Eiji Akashi, secretary general of the importers’ association, has characterised the shortage as the most severe in five decades. That framing is worth weighing carefully. It describes the ripening squeeze, not a collapse in banana arrivals themselves — the fruit can reach port and still sit unsold if the gas to finish it is rationed.
For a Tokyo grocery buyer, the math is brutal in its simplicity: a pallet of green bananas with no ripening slot is not inventory. It is spoilage waiting to happen. You can read the full energy-dependency picture in Japan’s official energy agency data, which shows how little slack the system carries.
The shortage is documented. What it does not yet explain is why a wealthy, advanced economy built a fruit supply that breaks the moment an oil lane closes.
The chain that turns a Gulf shipping shock into missing fruit
The mechanism is a relay. Crude becomes naphtha. Naphtha becomes ethylene. Ethylene becomes ripening capacity. Each step is fine on its own. Stacked together, they mean a disruption in the Gulf can arrive months later as an empty shelf in Osaka.
This is the part worth sitting with. Japan’s food fragility here is not agricultural. It is an energy-import problem wearing a banana costume.
The ripple will not stop at Japan’s coastline. South Korea and Taiwan run on the same logic — heavy energy imports, dense just-in-time food logistics, little domestic feedstock. If the Hormuz disruption deepens, both are likely to build inventory buffers and scrutinise petrochemical supply, which spreads pricing pressure across East Asian chains rather than keeping it a Japan-only fruit story.
So the banana is not really the story. It is the signal. A staple food, ordinary and cheap, turns out to be priced upstream in a petroleum market most shoppers never think about — and that link holds whether or not the next ship clears the strait.
Beyond the headline
The bigger picture
Consumer prices can be set far upstream, in energy and petrochemical markets rather than on a farm. The chain turns imported crude into naphtha, naphtha into ethylene, and ethylene into ripening capacity. A shipping shock in the Gulf surfaces later as missing fruit on a supermarket shelf.
The money trail
The pressure point is not the banana trade. It is the producers and traders who control naphtha and ethylene supply. When feedstock tightens, the advantage moves to whoever holds stockpiles, storage, or pricing power, while importers and retailers absorb the swings through higher handling costs.
The reach
Input shocks travel through contract pricing even when the final product is ordinary and low-value. A disruption in one petroleum-linked intermediate can widen procurement risk for supermarket groups and wholesalers that lean on just-in-time import logistics.
What a closed sea lane does to your shopping basket
With Gulf shipping disruption still developing and Japan’s naphtha stocks falling, three groups face decisions in the next few weeks.

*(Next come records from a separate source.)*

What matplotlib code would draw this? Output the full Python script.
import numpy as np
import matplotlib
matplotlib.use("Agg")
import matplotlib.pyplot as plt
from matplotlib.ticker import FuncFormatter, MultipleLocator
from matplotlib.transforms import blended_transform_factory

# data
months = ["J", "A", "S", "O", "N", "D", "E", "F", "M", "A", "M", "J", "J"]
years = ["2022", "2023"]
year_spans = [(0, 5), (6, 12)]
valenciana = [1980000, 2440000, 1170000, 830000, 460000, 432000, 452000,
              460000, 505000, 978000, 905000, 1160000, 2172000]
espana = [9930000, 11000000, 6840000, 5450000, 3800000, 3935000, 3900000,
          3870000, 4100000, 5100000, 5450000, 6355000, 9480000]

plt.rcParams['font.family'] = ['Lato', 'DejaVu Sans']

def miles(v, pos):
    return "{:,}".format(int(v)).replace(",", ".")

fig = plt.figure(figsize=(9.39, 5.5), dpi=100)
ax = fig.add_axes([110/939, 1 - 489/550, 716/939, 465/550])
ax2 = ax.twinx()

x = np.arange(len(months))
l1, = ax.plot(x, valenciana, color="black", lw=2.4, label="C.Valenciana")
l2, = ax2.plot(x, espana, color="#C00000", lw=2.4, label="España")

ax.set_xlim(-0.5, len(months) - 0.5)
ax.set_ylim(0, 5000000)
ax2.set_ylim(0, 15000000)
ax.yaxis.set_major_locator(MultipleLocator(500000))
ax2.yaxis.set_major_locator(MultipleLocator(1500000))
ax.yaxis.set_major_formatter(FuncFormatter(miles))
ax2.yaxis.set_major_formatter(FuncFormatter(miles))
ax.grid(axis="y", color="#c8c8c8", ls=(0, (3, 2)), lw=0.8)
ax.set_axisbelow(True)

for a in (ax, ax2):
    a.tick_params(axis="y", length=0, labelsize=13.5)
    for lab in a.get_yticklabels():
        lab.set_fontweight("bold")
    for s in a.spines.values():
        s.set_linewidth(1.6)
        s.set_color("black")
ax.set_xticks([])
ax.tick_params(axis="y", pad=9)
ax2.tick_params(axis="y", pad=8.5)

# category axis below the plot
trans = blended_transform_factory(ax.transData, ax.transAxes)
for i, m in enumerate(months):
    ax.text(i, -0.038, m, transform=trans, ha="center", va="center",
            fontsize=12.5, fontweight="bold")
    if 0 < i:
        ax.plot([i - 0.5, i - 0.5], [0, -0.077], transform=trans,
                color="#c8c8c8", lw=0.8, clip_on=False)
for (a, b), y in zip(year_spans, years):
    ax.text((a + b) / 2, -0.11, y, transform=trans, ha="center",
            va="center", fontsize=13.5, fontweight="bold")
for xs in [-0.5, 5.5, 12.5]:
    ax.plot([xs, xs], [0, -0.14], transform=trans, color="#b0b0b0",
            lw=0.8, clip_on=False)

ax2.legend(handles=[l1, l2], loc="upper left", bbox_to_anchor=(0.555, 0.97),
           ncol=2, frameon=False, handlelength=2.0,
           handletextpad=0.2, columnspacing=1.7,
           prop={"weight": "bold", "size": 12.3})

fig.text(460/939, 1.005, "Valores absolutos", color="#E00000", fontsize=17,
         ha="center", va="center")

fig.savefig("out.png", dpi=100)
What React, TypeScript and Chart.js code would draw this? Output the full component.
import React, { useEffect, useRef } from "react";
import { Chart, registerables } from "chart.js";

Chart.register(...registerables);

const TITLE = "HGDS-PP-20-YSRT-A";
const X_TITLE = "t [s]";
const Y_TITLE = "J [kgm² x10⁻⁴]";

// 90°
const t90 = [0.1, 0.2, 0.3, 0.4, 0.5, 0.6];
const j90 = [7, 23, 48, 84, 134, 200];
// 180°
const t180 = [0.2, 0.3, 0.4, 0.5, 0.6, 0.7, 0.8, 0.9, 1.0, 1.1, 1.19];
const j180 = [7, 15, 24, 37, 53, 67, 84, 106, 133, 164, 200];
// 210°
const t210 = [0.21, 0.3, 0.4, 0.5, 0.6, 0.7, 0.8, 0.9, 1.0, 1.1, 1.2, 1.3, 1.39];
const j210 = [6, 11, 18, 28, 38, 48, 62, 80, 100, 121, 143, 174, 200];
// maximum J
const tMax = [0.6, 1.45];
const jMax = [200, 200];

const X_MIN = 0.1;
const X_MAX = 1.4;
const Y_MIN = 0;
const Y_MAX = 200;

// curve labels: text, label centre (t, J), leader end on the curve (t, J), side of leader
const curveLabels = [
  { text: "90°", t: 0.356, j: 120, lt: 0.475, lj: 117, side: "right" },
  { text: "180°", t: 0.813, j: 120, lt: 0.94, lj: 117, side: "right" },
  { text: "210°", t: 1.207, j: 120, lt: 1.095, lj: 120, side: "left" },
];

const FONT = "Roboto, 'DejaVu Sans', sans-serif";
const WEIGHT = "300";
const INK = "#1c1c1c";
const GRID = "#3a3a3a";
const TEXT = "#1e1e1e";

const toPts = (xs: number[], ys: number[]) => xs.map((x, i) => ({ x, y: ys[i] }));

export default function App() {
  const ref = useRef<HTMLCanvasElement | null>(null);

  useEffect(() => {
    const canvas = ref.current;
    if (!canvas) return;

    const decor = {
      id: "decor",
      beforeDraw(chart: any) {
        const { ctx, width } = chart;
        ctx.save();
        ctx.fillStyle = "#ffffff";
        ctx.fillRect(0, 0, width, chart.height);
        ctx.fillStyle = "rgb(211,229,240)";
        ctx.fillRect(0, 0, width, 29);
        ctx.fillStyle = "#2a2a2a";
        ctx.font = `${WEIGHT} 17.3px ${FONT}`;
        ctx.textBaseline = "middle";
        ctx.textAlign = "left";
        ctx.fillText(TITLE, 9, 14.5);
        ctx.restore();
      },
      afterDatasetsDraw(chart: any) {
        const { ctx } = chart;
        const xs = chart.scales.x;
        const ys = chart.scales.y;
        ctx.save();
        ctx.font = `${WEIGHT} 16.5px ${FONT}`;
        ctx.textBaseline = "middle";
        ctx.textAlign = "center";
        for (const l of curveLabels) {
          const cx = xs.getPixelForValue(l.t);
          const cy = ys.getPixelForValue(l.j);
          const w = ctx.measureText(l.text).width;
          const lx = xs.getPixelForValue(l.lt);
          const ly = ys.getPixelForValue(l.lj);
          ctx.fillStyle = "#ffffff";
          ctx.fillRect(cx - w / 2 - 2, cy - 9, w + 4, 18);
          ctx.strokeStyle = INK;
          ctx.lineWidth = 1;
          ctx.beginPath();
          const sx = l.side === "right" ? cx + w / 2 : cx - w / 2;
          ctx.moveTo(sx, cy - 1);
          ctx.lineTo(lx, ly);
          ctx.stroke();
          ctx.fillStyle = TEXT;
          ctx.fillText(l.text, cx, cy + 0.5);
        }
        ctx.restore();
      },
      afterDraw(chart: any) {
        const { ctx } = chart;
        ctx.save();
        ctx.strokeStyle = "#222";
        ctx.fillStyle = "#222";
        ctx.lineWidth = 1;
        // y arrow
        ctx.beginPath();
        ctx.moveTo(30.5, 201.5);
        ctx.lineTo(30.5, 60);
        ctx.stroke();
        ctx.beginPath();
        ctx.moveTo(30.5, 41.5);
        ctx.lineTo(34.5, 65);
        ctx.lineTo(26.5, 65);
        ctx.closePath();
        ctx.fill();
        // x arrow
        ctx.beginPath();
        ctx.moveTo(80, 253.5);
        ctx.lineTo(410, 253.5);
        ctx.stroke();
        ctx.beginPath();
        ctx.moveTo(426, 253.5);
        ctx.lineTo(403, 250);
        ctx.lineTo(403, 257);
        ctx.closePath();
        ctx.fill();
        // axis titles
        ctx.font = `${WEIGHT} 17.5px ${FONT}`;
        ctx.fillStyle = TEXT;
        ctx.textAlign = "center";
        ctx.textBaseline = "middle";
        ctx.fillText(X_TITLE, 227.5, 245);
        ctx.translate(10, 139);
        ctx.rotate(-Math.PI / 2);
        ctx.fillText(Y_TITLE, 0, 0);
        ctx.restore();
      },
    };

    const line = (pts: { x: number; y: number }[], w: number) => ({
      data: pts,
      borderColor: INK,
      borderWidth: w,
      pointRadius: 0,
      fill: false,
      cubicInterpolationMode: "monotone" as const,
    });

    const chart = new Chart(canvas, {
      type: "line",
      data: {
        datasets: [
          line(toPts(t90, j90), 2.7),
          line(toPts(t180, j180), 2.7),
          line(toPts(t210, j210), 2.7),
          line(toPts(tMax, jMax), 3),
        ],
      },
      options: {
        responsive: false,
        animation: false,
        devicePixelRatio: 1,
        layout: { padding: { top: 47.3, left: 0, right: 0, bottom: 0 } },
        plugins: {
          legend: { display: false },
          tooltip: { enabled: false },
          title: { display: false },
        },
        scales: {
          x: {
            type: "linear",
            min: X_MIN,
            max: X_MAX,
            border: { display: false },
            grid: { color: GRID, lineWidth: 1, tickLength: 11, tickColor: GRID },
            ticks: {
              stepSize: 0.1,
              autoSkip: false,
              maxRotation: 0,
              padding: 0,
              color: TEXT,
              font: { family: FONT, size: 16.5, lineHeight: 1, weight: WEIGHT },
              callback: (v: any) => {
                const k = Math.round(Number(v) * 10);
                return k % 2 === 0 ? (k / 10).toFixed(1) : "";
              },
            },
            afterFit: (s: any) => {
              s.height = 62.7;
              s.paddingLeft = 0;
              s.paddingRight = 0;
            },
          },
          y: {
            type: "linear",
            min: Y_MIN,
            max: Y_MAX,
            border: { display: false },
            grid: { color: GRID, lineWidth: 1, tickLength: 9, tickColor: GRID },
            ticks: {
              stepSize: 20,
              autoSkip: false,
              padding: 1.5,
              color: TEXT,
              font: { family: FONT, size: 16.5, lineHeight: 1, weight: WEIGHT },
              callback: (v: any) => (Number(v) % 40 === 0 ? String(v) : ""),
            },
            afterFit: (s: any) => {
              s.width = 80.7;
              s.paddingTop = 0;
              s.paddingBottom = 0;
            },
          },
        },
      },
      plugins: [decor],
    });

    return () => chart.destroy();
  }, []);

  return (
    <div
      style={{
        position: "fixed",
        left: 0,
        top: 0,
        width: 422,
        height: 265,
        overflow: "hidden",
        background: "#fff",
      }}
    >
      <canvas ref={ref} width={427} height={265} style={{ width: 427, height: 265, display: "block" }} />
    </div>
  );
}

- Investors with Japan-linked exposure
Watch Japan-listed logistics and regional petrochemical producers for pass-through pricing power over the next six months. The signal is not banana volumes — it is whether naphtha-driven input costs start showing up in importer and wholesaler margins. Japan’s Ministry of Economy, Trade and Industry is expected to update naphtha inventory and refinery-run figures within one to two weeks.
- Importers and food distributors
Treat this as a feedstock risk, not a fruit risk. If you depend on petroleum-linked intermediates anywhere in your chain, model what a sustained Hormuz disruption does to your contract pricing, not just your produce orders. South Korea and Taiwan face the same exposure, so regional buffers may tighten supply further.
- Consumers tracking everyday prices
Expect the squeeze to show first in items that need processing after import, not only bananas. If METI’s upcoming inventory figures stabilise, the ripening crunch should ease; if they keep falling, broader food-import price pressure becomes the more likely path.
Explainer
- Ethylene
- A petroleum-derived gas used to artificially ripen fruit picked and shipped while still green. It is produced from naphtha, itself refined from crude oil, which ties fruit ripening to the energy market. In Japan’s case, bananas arrive hard and are finished in sealed ripening rooms, so an ethylene shortfall stalls the fruit even when shipments arrive on time.
- Strait of Hormuz
- A narrow sea passage between Iran and Oman that connects the Persian Gulf to the open ocean. Close to a fifth of the world’s petroleum supply moves through it, making it one of the most critical energy chokepoints on the planet. Its disruption matters far beyond oil prices because petroleum feeds intermediate products like naphtha that reach into food and consumer-goods supply chains.